Des millions de personnes ont été déplacées par le conflit, parfois prises en étau entre les belligérants, à un moment où l'aide internationale est au plus bas du fait de la suppression quasi-totale de l'aide internationale des Etats-Unis. Certains réfugiés de la région nous ont dit qu'ils en étaient réduits à envisager de retourner dans les zones dangereuses occupées par le M23 en raison du manque d’aide dans les camps de réfugiés ou, dans le cas du Burundi, à cause du traitement dont ils ont fait l’objet. D'autres ont raconté comment les combattants Wazalendo et du M23 avaient empêché les civils de fuir vers les pays voisins. Après avoir pris le contrôle des capitales provinciales de Goma et Bukavu en début d'année, le M23 a mené une campagne d'intimidation et de répression violente contre des civils qu'ils soupçonnaient de s’opposer à lui.

Lors de la conférence de Paris, les gouvernements devraient d’urgence faire pression sur le M23 pour qu'il autorise les opérateurs humanitaires, y compris la force de maintien de la paix de l'ONU, à se déplacer librement et qu’il rouvre l'aéroport de Goma. Le Rwanda, en tant que force occupante dans l'est de la RD Congo, a la responsabilité de garantir la santé et le bien-être de la population.

Les acteurs régionaux comme le Burundi et l’Ouganda, négligés par la plupart des autres initiatives de médiation, ont non seulement subi les conséquences humanitaires du conflit, mais y ont aussi été directement impliqués. La France et le Togo, en tant que médiateur de l'Union africaine, devraient faire pression sur les gouvernements de la région pour qu'ils protègent les civils et contribuent à lutter contre l'impunité face aux abus. Tous les gouvernements de la région devraient donner la priorité à la protection des civils et au passage en sécurité de ceux fuyant les combats.

Pour promouvoir la justice, la conférence devrait commencer par celles et ceux qui la défendent. Les défenseurs des droits humains, les journalistes et les activistes risquent de subir des actes d’intimidation ou d’être emprisonnés simplement pour avoir exprimé leur opinion aussi bien aux mains des autorités congolaises qu’à celles du M23. La France et ses partenaires devraient condamner les attaques contre la société civile, faire pression sur toutes les parties au conflit pour qu'elles respectent le travail des défenseurs des droits, et s'engager à leur apporter un soutien financier et technique afin qu’ils puissent faire leur travail, dans le pays ou en exil.

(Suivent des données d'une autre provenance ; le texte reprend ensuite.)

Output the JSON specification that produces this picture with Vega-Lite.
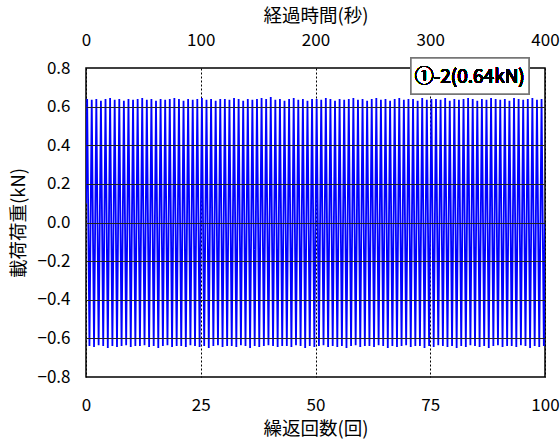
{
"$schema":"https://vega.github.io/schema/vega-lite/v6.json",
"width":459,"height":309,
"autosize":{"type":"none"},
"padding":{"left":86,"top":68,"right":15,"bottom":62},
"background":"white",
"config":{"font":"Noto Sans CJK JP","view":{"stroke":"#000","strokeWidth":1.5},
"axis":{"labelFont":"Noto Sans CJK JP","titleFont":"Noto Sans CJK JP","labelColor":"#000","titleColor":"#000","labelFontSize":17,"titleFontSize":18.5,"titleFontWeight":"normal","ticks":false,"domain":false,"labelOverlap":false}},
"data":{"values":[
{"c":0,"f":0.1},
{"c":0.25,"f":0.64},{"c":0.75,"f":-0.64},{"c":1.25,"f":0.635},{"c":1.75,"f":-0.645},{"c":2.25,"f":0.64},{"c":2.75,"f":-0.635},{"c":3.25,"f":0.63},{"c":3.75,"f":-0.64},{"c":4.25,"f":0.64},{"c":4.75,"f":-0.65},
{"c":5.25,"f":0.645},{"c":5.75,"f":-0.64},{"c":6.25,"f":0.635},{"c":6.75,"f":-0.645},{"c":7.25,"f":0.64},{"c":7.75,"f":-0.64},{"c":8.25,"f":0.63},{"c":8.75,"f":-0.635},{"c":9.25,"f":0.64},{"c":9.75,"f":-0.645},
{"c":10.25,"f":0.635},{"c":10.75,"f":-0.64},{"c":11.25,"f":0.64},{"c":11.75,"f":-0.64},{"c":12.25,"f":0.645},{"c":12.75,"f":-0.635},{"c":13.25,"f":0.635},{"c":13.75,"f":-0.645},{"c":14.25,"f":0.64},{"c":14.75,"f":-0.64},
{"c":15.25,"f":0.63},{"c":15.75,"f":-0.65},{"c":16.25,"f":0.64},{"c":16.75,"f":-0.64},{"c":17.25,"f":0.635},{"c":17.75,"f":-0.635},{"c":18.25,"f":0.64},{"c":18.75,"f":-0.645},{"c":19.25,"f":0.645},{"c":19.75,"f":-0.64},
{"c":20.25,"f":0.64},{"c":20.75,"f":-0.64},{"c":21.25,"f":0.63},{"c":21.75,"f":-0.645},{"c":22.25,"f":0.64},{"c":22.75,"f":-0.635},{"c":23.25,"f":0.635},{"c":23.75,"f":-0.64},{"c":24.25,"f":0.64},{"c":24.75,"f":-0.645},
{"c":25.25,"f":0.645},{"c":25.75,"f":-0.64},{"c":26.25,"f":0.635},{"c":26.75,"f":-0.65},{"c":27.25,"f":0.64},{"c":27.75,"f":-0.64},{"c":28.25,"f":0.63},{"c":28.75,"f":-0.635},{"c":29.25,"f":0.64},{"c":29.75,"f":-0.645},
{"c":30.25,"f":0.64},{"c":30.75,"f":-0.64},{"c":31.25,"f":0.635},{"c":31.75,"f":-0.64},{"c":32.25,"f":0.645},{"c":32.75,"f":-0.645},{"c":33.25,"f":0.64},{"c":33.75,"f":-0.635},{"c":34.25,"f":0.63},{"c":34.75,"f":-0.64},
{"c":35.25,"f":0.64},{"c":35.75,"f":-0.65},{"c":36.25,"f":0.635},{"c":36.75,"f":-0.64},{"c":37.25,"f":0.64},{"c":37.75,"f":-0.645},{"c":38.25,"f":0.645},{"c":38.75,"f":-0.64},{"c":39.25,"f":0.64},{"c":39.75,"f":-0.635},
{"c":40.25,"f":0.65},{"c":40.75,"f":-0.64},{"c":41.25,"f":0.635},{"c":41.75,"f":-0.645},{"c":42.25,"f":0.64},{"c":42.75,"f":-0.64},{"c":43.25,"f":0.63},{"c":43.75,"f":-0.64},{"c":44.25,"f":0.64},{"c":44.75,"f":-0.645},
{"c":45.25,"f":0.645},{"c":45.75,"f":-0.635},{"c":46.25,"f":0.635},{"c":46.75,"f":-0.64},{"c":47.25,"f":0.64},{"c":47.75,"f":-0.65},{"c":48.25,"f":0.63},{"c":48.75,"f":-0.64},{"c":49.25,"f":0.64},{"c":49.75,"f":-0.645},
{"c":50.25,"f":0.64},{"c":50.75,"f":-0.64},{"c":51.25,"f":0.635},{"c":51.75,"f":-0.635},{"c":52.25,"f":0.645},{"c":52.75,"f":-0.645},{"c":53.25,"f":0.64},{"c":53.75,"f":-0.64},{"c":54.25,"f":0.63},{"c":54.75,"f":-0.645},
{"c":55.25,"f":0.64},{"c":55.75,"f":-0.64},{"c":56.25,"f":0.635},{"c":56.75,"f":-0.65},{"c":57.25,"f":0.64},{"c":57.75,"f":-0.64},{"c":58.25,"f":0.645},{"c":58.75,"f":-0.635},{"c":59.25,"f":0.635},{"c":59.75,"f":-0.645},
{"c":60.25,"f":0.64},{"c":60.75,"f":-0.64},{"c":61.25,"f":0.63},{"c":61.75,"f":-0.64},{"c":62.25,"f":0.64},{"c":62.75,"f":-0.645},{"c":63.25,"f":0.645},{"c":63.75,"f":-0.635},{"c":64.25,"f":0.635},{"c":64.75,"f":-0.64},
{"c":65.25,"f":0.64},{"c":65.75,"f":-0.65},{"c":66.25,"f":0.63},{"c":66.75,"f":-0.64},{"c":67.25,"f":0.64},{"c":67.75,"f":-0.645},{"c":68.25,"f":0.645},{"c":68.75,"f":-0.64},{"c":69.25,"f":0.635},{"c":69.75,"f":-0.635},
{"c":70.25,"f":0.64},{"c":70.75,"f":-0.645},{"c":71.25,"f":0.64},{"c":71.75,"f":-0.64},{"c":72.25,"f":0.63},{"c":72.75,"f":-0.64},{"c":73.25,"f":0.645},{"c":73.75,"f":-0.65},{"c":74.25,"f":0.635},{"c":74.75,"f":-0.64},
{"c":75.25,"f":0.64},{"c":75.75,"f":-0.645},{"c":76.25,"f":0.64},{"c":76.75,"f":-0.635},{"c":77.25,"f":0.635},{"c":77.75,"f":-0.64},{"c":78.25,"f":0.645},{"c":78.75,"f":-0.645},{"c":79.25,"f":0.63},{"c":79.75,"f":-0.64},
{"c":80.25,"f":0.64},{"c":80.75,"f":-0.65},{"c":81.25,"f":0.635},{"c":81.75,"f":-0.64},{"c":82.25,"f":0.64},{"c":82.75,"f":-0.645},{"c":83.25,"f":0.645},{"c":83.75,"f":-0.635},{"c":84.25,"f":0.64},{"c":84.75,"f":-0.64},
{"c":85.25,"f":0.63},{"c":85.75,"f":-0.645},{"c":86.25,"f":0.64},{"c":86.75,"f":-0.64},{"c":87.25,"f":0.635},{"c":87.75,"f":-0.65},{"c":88.25,"f":0.645},{"c":88.75,"f":-0.64},{"c":89.25,"f":0.64},{"c":89.75,"f":-0.635},
{"c":90.25,"f":0.635},{"c":90.75,"f":-0.645},{"c":91.25,"f":0.64},{"c":91.75,"f":-0.64},{"c":92.25,"f":0.63},{"c":92.75,"f":-0.64},{"c":93.25,"f":0.645},{"c":93.75,"f":-0.645},{"c":94.25,"f":0.64},{"c":94.75,"f":-0.635},
{"c":95.25,"f":0.635},{"c":95.75,"f":-0.64},{"c":96.25,"f":0.64},{"c":96.75,"f":-0.65},{"c":97.25,"f":0.645},{"c":97.75,"f":-0.64},{"c":98.25,"f":0.635},{"c":98.75,"f":-0.645},{"c":99.25,"f":0.64},{"c":99.75,"f":-0.64},
{"c":100,"f":0.0}
]},
"layer":[
{"mark":{"type":"line","color":"#0000FF","strokeWidth":1.8,"clip":true},
 "encoding":{
  "x":{"field":"c","type":"quantitative","scale":{"domain":[0,100],"nice":false},
   "axis":{"orient":"bottom","values":[0,25,50,75,100],"labelPadding":20,"title":"繰返回数(回)","titlePadding":6,"grid":true,"gridColor":"#000","gridDash":[2,2],"gridWidth":1,"labelFlush":false,"zindex":0}},
  "y":{"field":"f","type":"quantitative","scale":{"domain":[-0.8,0.8],"nice":false},
   "axis":{"values":[-0.8,-0.6,-0.4,-0.2,0,0.2,0.4,0.6,0.8],"format":".1f","labelPadding":16,"title":"載荷荷重(kN)","titlePadding":8.5,"grid":true,"gridColor":"#222","gridWidth":1,"gridOpacity":{"condition":{"test":"abs(datum.value) > 0.7","value":0},"value":1},"labelFlush":false,"zindex":1}}
 }},
{"mark":{"type":"rect","fill":"white","stroke":"#777","strokeWidth":1.5},
 "encoding":{
  "x":{"datum":70.8,"type":"quantitative","axis":{"orient":"top","values":[0,25,50,75,100],"labelExpr":"datum.value*4","labelPadding":18.5,"title":"経過時間(秒)","titlePadding":6,"grid":false,"labelFlush":false}},
  "x2":{"datum":96.5},
  "y":{"datum":0.852,"type":"quantitative","axis":null},
  "y2":{"datum":0.665}
 }},
{"mark":{"type":"text","font":"Noto Sans CJK JP","fontSize":19,"color":"#000"},
 "encoding":{
  "x":{"datum":83.6,"type":"quantitative","axis":null},
  "y":{"datum":0.753,"type":"quantitative","axis":null},
  "text":{"value":"①-2(0.64kN)"}
 }}
],
"resolve":{"axis":{"x":"independent","y":"independent"}}
}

À Paris, un signal ferme devrait être envoyé indiquant que les crimes de guerre et les violations graves des droits humains ne resteront pas impunis. Cela passe en particulier par le soutien aux enquêtes indépendantes sur les abus commis dans l'est de la RD Congo, notamment le financement et le soutien nécessaire au lancement sans délai de la commission d'enquête des Nations Unies, qui a déjà pris du retard.

Les pays devraient aussi apporter à la Cour pénale internationale le soutien politique et financier et la coopération dont elle a besoin pour poursuivre les affaires concernant les atrocités en RD Congo. Ils devraient soutenir et renforcer les travaux des tribunaux congolais et aider à mettre en place un mécanisme judiciaire internationalisé composé d'experts congolais et internationaux, dont le travail pourrait contribuer à lutter contre l’impunité.

Les initiatives de paix en cours, soutenues par l'Union africaine, le Qatar et les États-Unis, ne pourront aboutir que si la société civile et les représentants des victimes ont véritablement leur place à la table des négociations. Les efforts internationaux peuvent associer l'aide humanitaire à une diplomatie publique vigoureuse faisant pression sur toutes les parties au conflit pour mettre fin aux abus et respecter le droit international. Les accords d'intégration économique auront peu de chances de réussir en l’absence de mesures pour que les responsables d’abus rendent des comptes.

Si l’aide humanitaire demeure essentielle, pour marquer un tournant dans l’engagement diplomatique sur le conflit des Grands Lacs, la conférence se doit de commencer à combler le fossé entre discours et réalité et promouvoir la justice pour les Congolais pris au piège de décennies de conflit.

Clémentine de Montjoye est chercheuse senior sur la région des Grands Lacs et Bénédicte Jeannerod est directrice du bureau de Paris à Human Rights Watch.